Will credit counterparty limit rules help third party agent lenders? (Premium Content)

Just like the dynamic that we wrote about a few years ago of mid-tier broker-dealers benefiting from SIFI counterparty credit limits, we are now wondering if these same rules will help third party agent lenders, particularly those operating independently (eSecLending), as part of non-SIFI banks (Brown Brothers Harriman). This dynamic may also, and paradoxically, encourage the launch of all new third party agent lenders. Here’s where we are going with the argument:

Dodd-Frank 165e allows the Federal Reserve to set limits on counterparty credit exposures. In turn, the Federal Reserve Board has proposed a two-tiered rule:

Tier 1: counterparty credit limit of 25% compared to the bank’s capital stock and surplus.

Tier 2: for SIFIs with over $500 billion in assets, a maximum credit exposure of 10% to another SIFI with $500 billion in assets.

Here’s a write-up on Dodd-Frank 165e from The Clearing House.

The Basel Committee has taken a similar approach in “Supervisory framework for measuring and controlling large exposures – final standard“, April 2014. Effective 2019, banks should have a counterparty credit limit of 25% of Common Equity Tier 1 (CET1) or Tier 1 capital. SIFIs will have a 15% limit of Tier 1 capital.

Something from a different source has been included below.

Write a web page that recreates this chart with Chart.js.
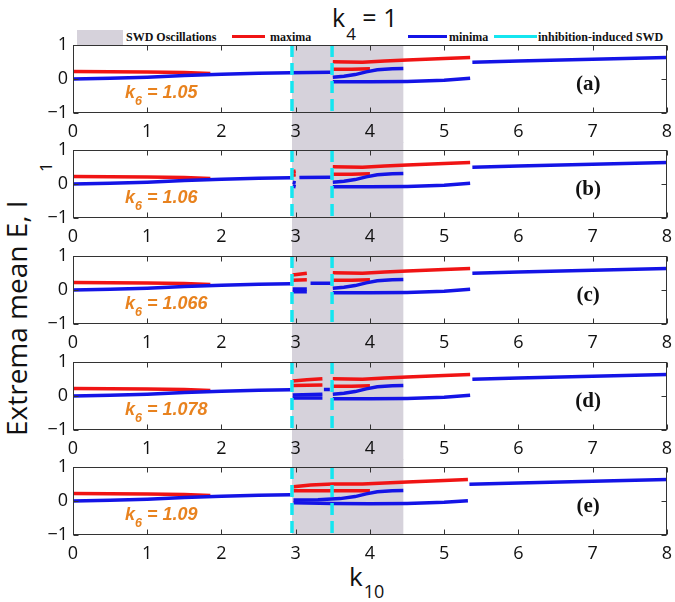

Applying this to agency securities lending, the exposure between two banks comes with counterparty default indemnification, where Agent Bank A, a SIFI, is lending to a prime broker, also a SIFI. While Agent Bank A has been spared the impact of the Leverage Ratio (for the most part), counterparty credit exposure limits remain a real threat. It is very possible that the parent bank of Agent Bank A would deem securities lending indemnification as not worth the credit exposure, figuring that better money could be made either by not providing indemnification or by utilizing that exposure for OTC derivatives or other business. Its quite unclear what Agent Bank A would really do, but limiting indemnified lending to another SIFI is a realistic scenario.

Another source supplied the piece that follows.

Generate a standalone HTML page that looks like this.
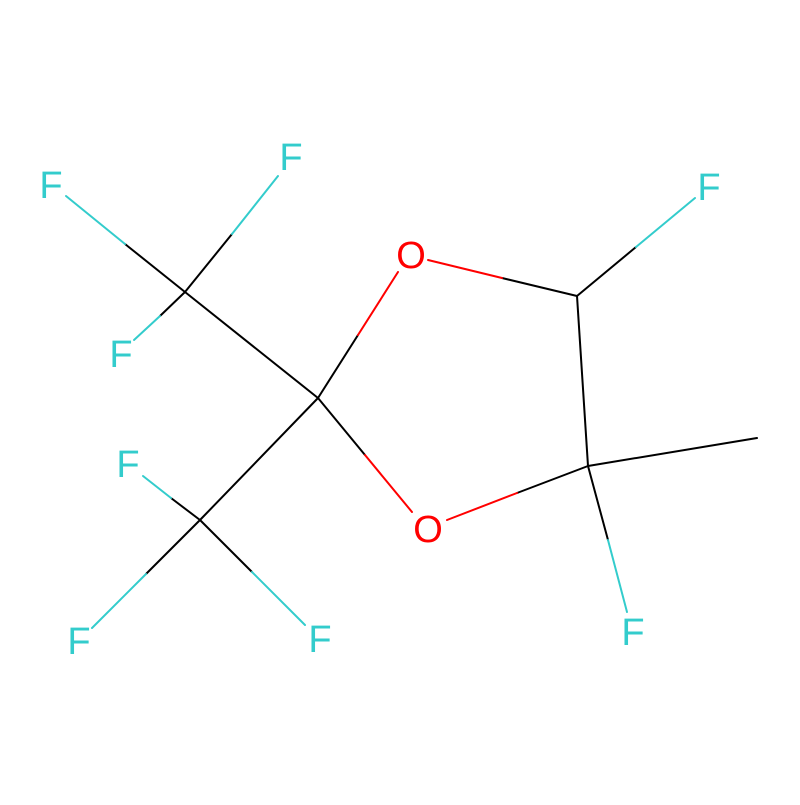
<!DOCTYPE html>
<html><head><meta charset="utf-8"><style>html,body{margin:0;padding:0;background:#fff}</style></head>
<body>
<svg width="800" height="800" viewBox="0 0 800 800" xmlns="http://www.w3.org/2000/svg">
<rect width="800" height="800" fill="#fff"/>
<g stroke-width="2" stroke-linecap="round" fill="none">
<!-- black parts -->
<g stroke="#000">
<line x1="318" y1="398" x2="358" y2="335"/>
<line x1="577" y1="296" x2="502" y2="278"/>
<line x1="318" y1="398" x2="365" y2="455"/>
<line x1="588" y1="466" x2="517" y2="493"/>
<line x1="577" y1="296" x2="636" y2="247"/>
<line x1="588" y1="466" x2="608" y2="540"/>
<line x1="588" y1="466" x2="757" y2="438"/>
<line x1="577" y1="296" x2="588" y2="466"/>
<line x1="318" y1="398" x2="185" y2="292"/>
<line x1="318" y1="398" x2="200" y2="520"/>
<line x1="185" y1="292" x2="232" y2="234"/>
<line x1="185" y1="292" x2="125" y2="244"/>
<line x1="185" y1="292" x2="160" y2="316"/>
<line x1="200" y1="520" x2="171" y2="498"/>
<line x1="200" y1="520" x2="146" y2="574"/>
<line x1="200" y1="520" x2="252" y2="572"/>
</g>
<g stroke="#FF0000">
<line x1="358" y1="335" x2="398" y2="272"/>
<line x1="502" y1="278" x2="428" y2="260"/>
<line x1="365" y1="455" x2="412" y2="512"/>
<line x1="517" y1="493" x2="447" y2="520"/>
</g>
<g stroke="#33CCCC">
<line x1="636" y1="247" x2="695" y2="198"/>
<line x1="608" y1="540" x2="627" y2="612"/>
<line x1="232" y1="234" x2="278" y2="176"/>
<line x1="125" y1="244" x2="66" y2="196"/>
<line x1="160" y1="316" x2="134" y2="340"/>
<line x1="171" y1="498" x2="143" y2="476"/>
<line x1="146" y1="574" x2="92" y2="628"/>
<line x1="252" y1="572" x2="305" y2="625"/>
</g>
</g>
<g font-family="'Liberation Sans', sans-serif" font-size="38" text-anchor="middle" dominant-baseline="central">
<text x="411" y="256" fill="#FF0000">O</text>
<text x="428" y="530" fill="#FF0000">O</text>
<g fill="#33CCCC">
<text x="709" y="188">F</text>
<text x="633" y="633">F</text>
<text x="291" y="158">F</text>
<text x="51" y="186">F</text>
<text x="121" y="355">F</text>
<text x="128" y="465">F</text>
<text x="79" y="642">F</text>
<text x="320" y="640">F</text>
</g>
</g>
</svg>
</body></html>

As we documented in “Return of the US broker-dealer middleman in securities lending, thanks to Dodd-Frank 165“, October 2012, a realistic option for agent lenders is to expand their counterparty lists to included smaller broker-dealers. These entities would typically be non-SIFIs and hence not subject to the 10% or 15% credit limit. We see this expansion happening already. When these entities don’t have their own demand for securities, they simply pass the loan along to a SIFI prime broker at a mark up.

But what would happen if a non-SIFI agent lender wanted to lend more to a big bank and could afford to offer a greater amount of indemnification, or laid off the cost of indemnification altogether in an insurance policy, AND was able to service a large number of small clients? Clients would be told that indemnification is there for the taking AND that loans would go directly to their preferred counterparties, not to a smaller broker-dealer in a pass-through arrangement. That’s not a bad deal. Or, what would happen if a new entity offered agent lender services with indemnification but with limited client service? This is an old business model idea but one that might have renewed credence in the era of counterparty credit limits. it may be particularly attractive to beneficial owners who do not merit a high level of client service.

The emergence of CCPs willing to accept beneficial owners as securities lenders offers this idea both support and detraction. On the one hand, a beneficial owner could sign up to a CCP and let a new, small agent lender handle all the operations and trading. In the US, trades could be funneled to AQS and cleared on a (hypothetical) Options Clearing Corp framework for the buy-side. On the other hand, Qualifying CCPs (QCCPs) are currently exempt from counterparty credit limit rules, which is a tremendous win for the CCPs. If SIFI agent lenders can run their business through exempt QCCPs then indemnification will remain pretty a very low cost service. The Basel Committee will revisit the QCCP counterparty credit limit exemption until 2016, but we think it will remain in some form or another.

While a long-shot for multiple reasons including client acceptance, we think that existing and even new agent lenders have an opening in the market as a result of counterparty credit rules. CCPs will help incumbents but also make way for low cost technology and operations solutions that rely on CCP acceptance of buy-side firms as direct clearing members. We’ll be watching this space.